I have checked uops table (https://uops.info/table.html) and I found that TP for jmp rel8
is far greater than for jmp rel32
.
Does this mean that jmp rel8
is slower than jmp rel32
?
jmp rel32
With unroll_count=500 and no inner loop
Code:
0: e9 00 00 00 00 jmp 0x5
Show nanoBench command
Results:
Instructions retired: 1.0
Core cycles: 2.75
Reference cycles: 2.05
jmp rel8
With unroll_count=500 and no inner loop
Code:
0: eb 00 jmp 0x2
Show nanoBench command
Results:
Instructions retired: 1.0
Core cycles: 5.84
Reference cycles: 4.61
That's not a very representative measurement. One per 2 cycle throughput is normal for taken branches, or 1/clock for loop branches in tiny loops. But branch prediction can do worse with more branches per 16-byte block of code depending on the microarchitecture, so packing jmp next_instruction
(jmp rel8=0
) is bad. (Especially when you put 500 of them in a row, like in Slow jmp-instruction)

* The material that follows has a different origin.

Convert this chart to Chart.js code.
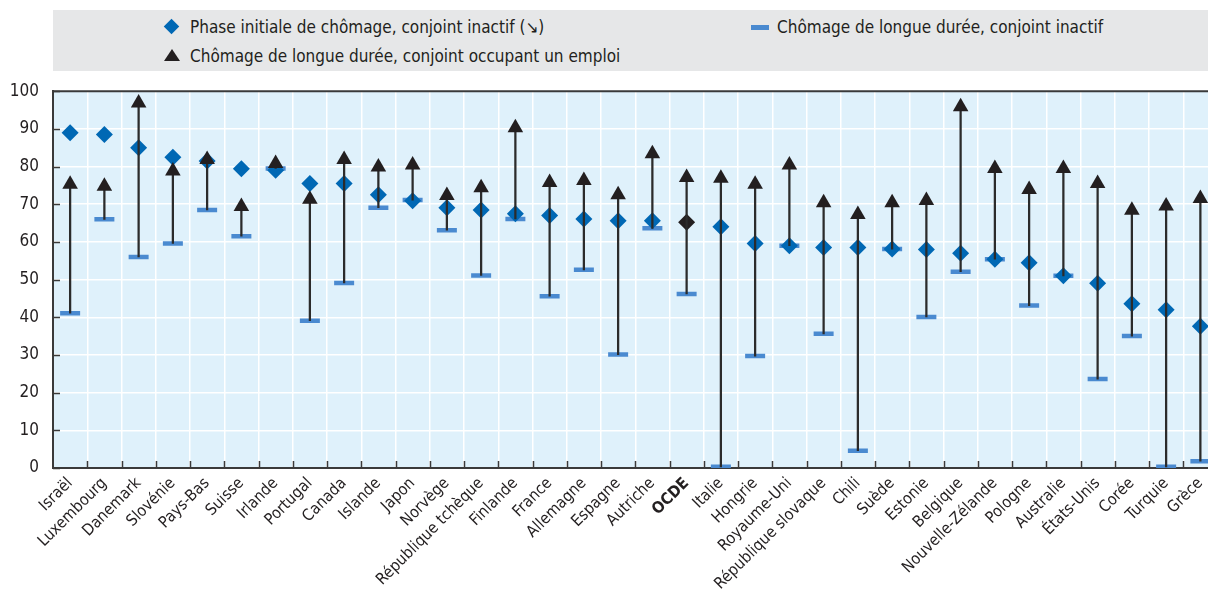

That 5.84 number looks like Alder Lake P-cores. They came up with different numbers for other uarches; it matters a lot which architecture you look at for something this low-level.
Anyway, I think the key point here is that https://uops.info/ doesn't benchmark taken jumps very well; they use the same test harness as for other instructions (unroll a lot of times), leading to poor results that don't really characterize it well.
Agner Fog's instruction tables report different numbers (https://agner.org/optimize/), e.g. 1-2 cycle throughput for relative jmp
on Skylake and Ice Lake, same as most earlier Intel. That's realistic if you have jumps inside a loop, so it's the same few jump instructions that execute in sequence.
But uops.info measured 2.12c or 4.80c for Skylake, way higher, something you hopefully only run into with artificial microbenchmarks.